When my publisher asked me to write this post, I was in the middle of writing a love scene in the novel I am currently working on. When I say love scene, I do not mean a scene in which two people make love, although that may be part of it. I mean a scene in which the spark is lit, the click occurs, that moves two people into the mysterious state we call romantic love.
Since Musings had given me carte blanche, and since the difficulty of writing such scenes——for me at least——was much on my mind (I had already spent about five hours on an interaction that would take up no more than two or three pages in the new novel) it occurred to me that I would write about writing a love scene.
The first thing I did was to look at what I believe is the pivotal click moment in Blood of My Brother, to see how, and what, I did. This is it:
“Can I ask you a question?”
“Sure.”
“Why are you not married?”
Isabel watched as Jay’s beautiful gray eyes turned inward, surprised at his reticence. He drummed his fingers on the wooden arms of his patio chair, as if giving the question more weight than she intended, much more.
“I was married once,” he said, finally. “For a short time.”
“What happened.”
“My parents died in a plane crash.”
Isabel said nothing, not realizing, until this moment, that Jay had been a puzzle from the start. And here was a key piece of that puzzle floating in the air toward her, its contours handles she might grab and hold onto.
“When?” She asked, finally.
“Fifteen years ago.”
“And you left your wife?”
“No.”
“She left you? Are there children?”
Jay did not answer immediately, but neither did he look inward or drum his fingers. When he turned to face her, Isabel saw the pain in his eyes, and regretted asking her initial question.
“I was dating her. When my parents died I married her because I was afraid of being alone. She wanted children. I immediately had a vasectomy.”
“That must have hurt her very much.”
“It did. She left.”
“Did you love her?”
“No.”
“Now you have lost your friend.”
“Yes.”
“Were there other women?”
“Yes, a few.”
“Did you love any of them?”
“No.”
The whole conversation had taken on a life of its own, the reins, Isabel realized with a start, held by her heart, not her head. There was a precipice ahead, but she knew somehow that it was too late.
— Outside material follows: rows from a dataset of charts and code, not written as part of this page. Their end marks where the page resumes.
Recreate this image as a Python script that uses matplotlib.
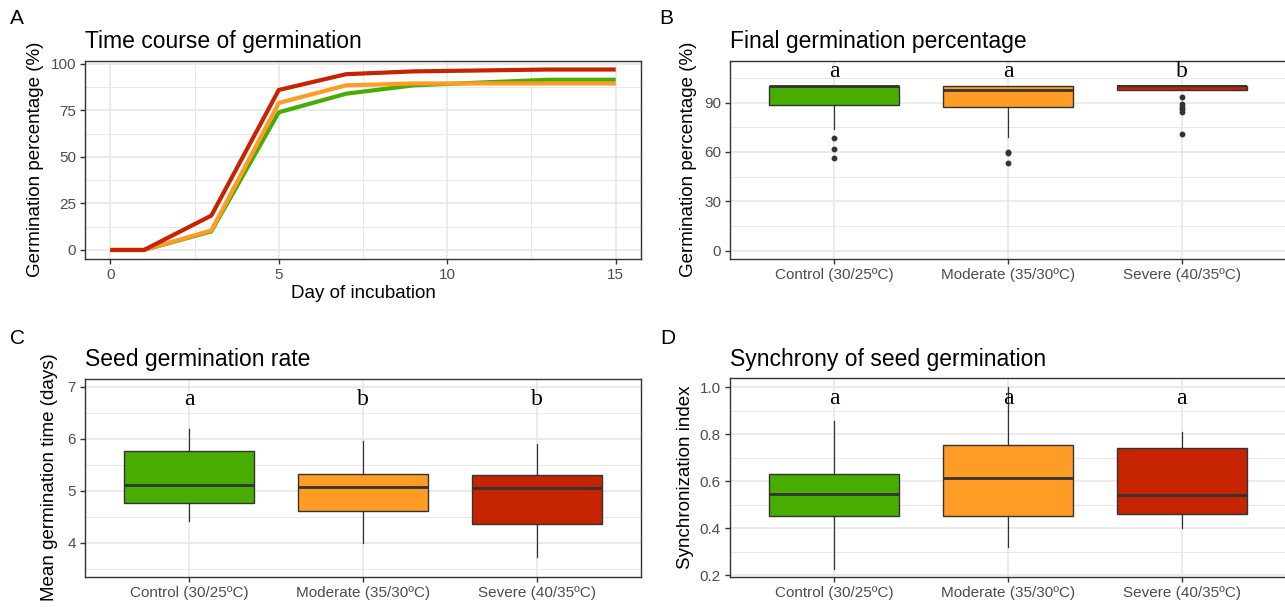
import matplotlib
matplotlib.use("Agg")
import matplotlib.pyplot as plt
from matplotlib.ticker import MultipleLocator

plt.rcParams['font.family'] = ['Liberation Sans', 'DejaVu Sans']

# ---------------- data ----------------
treatments = ["Control (30/25ºC)", "Moderate (35/30ºC)", "Severe (40/35ºC)"]
colors = ["#48AD00", "#FF9C26", "#C62400"]

days = [0, 1, 3, 5, 7, 9, 11, 13, 15]
germ_control = [0, 0, 10, 74, 84, 88.5, 90, 91.5, 91.5]
germ_moderate = [0, 0, 10.5, 79, 88.5, 89.5, 89.5, 89.5, 89.5]
germ_severe = [0, 0, 18.5, 86, 94.5, 96, 96.5, 97, 97]

# box stats: (lower whisker, Q1, median, Q3, upper whisker, outliers)
fgp_stats = [
    (74, 88.5, 100, 100, 100, [68.5, 62, 56.5]),
    (69, 87, 97.5, 100, 100, [60, 59.3, 53.5]),
    (97.4, 97.4, 100, 100, 100, [93.5, 89, 87.5, 86, 84.5, 71]),
]
fgp_letters = ["a", "a", "b"]

mgt_stats = [
    (4.42, 4.76, 5.12, 5.77, 6.19, []),
    (4.0, 4.61, 5.07, 5.33, 5.95, []),
    (3.72, 4.36, 5.05, 5.31, 5.90, []),
]
mgt_letters = ["a", "b", "b"]

syn_stats = [
    (0.225, 0.452, 0.546, 0.632, 0.855, []),
    (0.32, 0.450, 0.614, 0.752, 1.0, []),
    (0.40, 0.462, 0.541, 0.741, 0.81, []),
]
syn_letters = ["a", "a", "a"]

# ---------------- layout ----------------
W, H = 1285, 607
fig = plt.figure(figsize=(W / 100, H / 100), dpi=100)


def add_ax(l, t, r, b):
    return fig.add_axes([l / W, 1 - b / H, (r - l) / W, (b - t) / H])


GRID = "#E8E8E8"
DARK = "#333333"
TICKC = "#4D4D4D"


def style(ax):
    for s in ax.spines.values():
        s.set_color(DARK)
        s.set_linewidth(1.0)
    ax.tick_params(axis="both", colors=DARK, labelcolor=TICKC, length=3.5,
                   width=1.0, labelsize=11, pad=3)
    ax.grid(True, which="major", color=GRID, linewidth=1.2)
    ax.grid(True, which="minor", color=GRID, linewidth=0.7)
    ax.tick_params(which="minor", length=0)
    ax.set_axisbelow(True)


def boxes(ax, stats, letters, ypos):
    bx = []
    for (lo, q1, med, q3, hi, fl), lab in zip(stats, treatments):
        bx.append(dict(whislo=lo, q1=q1, med=med, q3=q3, whishi=hi, fliers=fl, label=lab))
    res = ax.bxp(bx, positions=[1, 2, 3], widths=0.75, patch_artist=True,
                 showcaps=False,
                 boxprops=dict(edgecolor=DARK, linewidth=1.0),
                 medianprops=dict(color=DARK, linewidth=2.0),
                 whiskerprops=dict(color=DARK, linewidth=0.9),
                 flierprops=dict(marker="o", markersize=3.2, markerfacecolor=DARK,
                                 markeredgecolor=DARK, linestyle="none"))
    for p, c in zip(res["boxes"], colors):
        p.set_facecolor(c)
    for i, l in enumerate(letters):
        ax.text(i + 1, ypos, l, ha="center", va="baseline", fontsize=17,
                family=["Liberation Serif", "DejaVu Serif"], color="black")
    ax.set_xlim(0.4, 3.6)
    ax.set_xticks([1, 2, 3])
    ax.set_xticklabels(treatments)
    ax.xaxis.grid(True, which="major", color=GRID, linewidth=1.2)
    return res


# ---------- Panel A ----------
axA = add_ax(85, 60.5, 641, 259)
style(axA)
axA.plot(days, germ_control, color=colors[0], linewidth=3.0, solid_capstyle="butt")
axA.plot(days, germ_moderate, color=colors[1], linewidth=3.0, solid_capstyle="butt")
axA.plot(days, germ_severe, color=colors[2], linewidth=3.0, solid_capstyle="butt")
axA.set_xlim(-0.75, 15.75)
axA.set_ylim(-4.85, 101.85)
axA.set_xticks([0, 5, 10, 15])
axA.set_yticks([0, 25, 50, 75, 100])
axA.xaxis.set_minor_locator(MultipleLocator(2.5))
axA.yaxis.set_minor_locator(MultipleLocator(12.5))
axA.set_xlabel("Day of incubation", fontsize=13.5, labelpad=2)
axA.set_ylabel("Germination percentage (%)", fontsize=13.5, labelpad=5)
axA.set_title("Time course of germination", fontsize=16.5, loc="left", pad=9)

# ---------- Panel B ----------
axB = add_ax(730, 60.5, 1286, 259)
style(axB)
resB = boxes(axB, fgp_stats, fgp_letters, 105.5)
resB["medians"][2].set_linewidth(1.4)
axB.set_ylim(-5, 115.5)
axB.set_yticks([0, 30, 60, 90])
axB.yaxis.set_minor_locator(MultipleLocator(15))
axB.set_ylabel("Germination percentage (%)", fontsize=13.5, labelpad=5)
axB.set_title("Final germination percentage", fontsize=16.5, loc="left", pad=9)

# ---------- Panel C ----------
axC = add_ax(85, 378.5, 641, 576.7)
style(axC)
boxes(axC, mgt_stats, mgt_letters, 6.66)
axC.set_ylim(3.35, 7.16)
axC.set_yticks([4, 5, 6, 7])
axC.yaxis.set_minor_locator(MultipleLocator(0.5))
axC.set_ylabel("Mean germination time (days)", fontsize=13.5, labelpad=7)
axC.set_title("Seed germination rate", fontsize=16.5, loc="left", pad=9)

# ---------- Panel D ----------
axD = add_ax(730, 378.3, 1286, 576.7)
style(axD)
boxes(axD, syn_stats, syn_letters, 0.93)
axD.set_ylim(0.193, 1.038)
axD.set_yticks([0.2, 0.4, 0.6, 0.8, 1.0])
axD.set_yticklabels(["0.2", "0.4", "0.6", "0.8", "1.0"])
axD.yaxis.set_minor_locator(MultipleLocator(0.1))
axD.set_ylabel("Synchronization index", fontsize=13.5, labelpad=4)
axD.set_title("Synchrony of seed germination", fontsize=16.5, loc="left", pad=9)

# panel letters
for lab, x, y in [("A", 10, 19), ("B", 659, 19), ("C", 10, 338), ("D", 660, 338)]:
    fig.text(x / W, 1 - y / H, lab, fontsize=15, ha="left", va="center")

fig.savefig("out.png", dpi=100, facecolor="white")
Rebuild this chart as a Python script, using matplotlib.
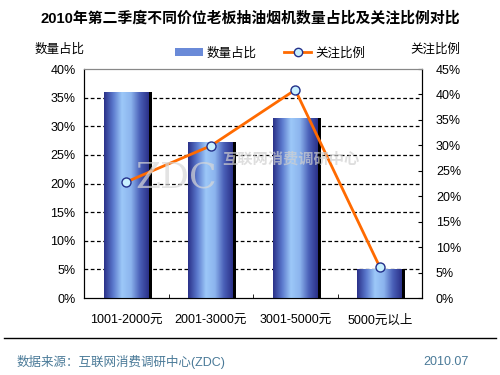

She would not be able to wrestle the reins back in time. Perhaps she did not want to.
There is a man, there is a woman. Each is flawed. Each has secrets. How are those flaws and secrets revealed, and how does revealing them open a heart that was, only moments before, closed? Rereading what I had written about Jay and Isabel confirmed for me that, to credibly portray love, at any stage, the rules of the craft must be applied with a brutal strictness.
The first: Show don’t tell. They fell in love, they had sex, just don’t do it. What they said, what they were thinking, what they were feeling, what their eyes revealed, the movement of their hands, these are the elements that go into building a credible and hopefully dramatic love scene.
Second: Less is more. Refraining from touching, though wanting to, says an awful lot about longing and fear of rejection or of intimacy. The brushing of fingers along the back of a hand can be as powerful an expression of desire as a long deep kiss. Minimalize, let the reader fill in the blanks. After all it is her or his imagination you are, as a writer, trying to excite.
Third: Context and timing are all. Jay and Isabel had been thrown together by a series of emotionally shattering events. Raw, their defenses stripped away, they had to decide whether to reveal their secret hearts, and risk more pain, or conceal them and remain alone and isolated, but seemingly safe. The events in question have come before, that is, the reader knows about them. He or she is there and ready when the die is cast. As to secrets, there are two things a writer can do: leave a trail of clues or not leave a trail of clues. The reader of Blood of My Brother will find no clues to the one secret Isabel thought she would never reveal. You will cross the Rubicon with her.
I’m ready to go back to that love scene now, so thank you, Elizabeth, and thank you, readers of Musings of an All Purpose Monkey, for helping me find a clearer way by going back to the basics. When the novel I’m working on comes out, we can all judge how I did.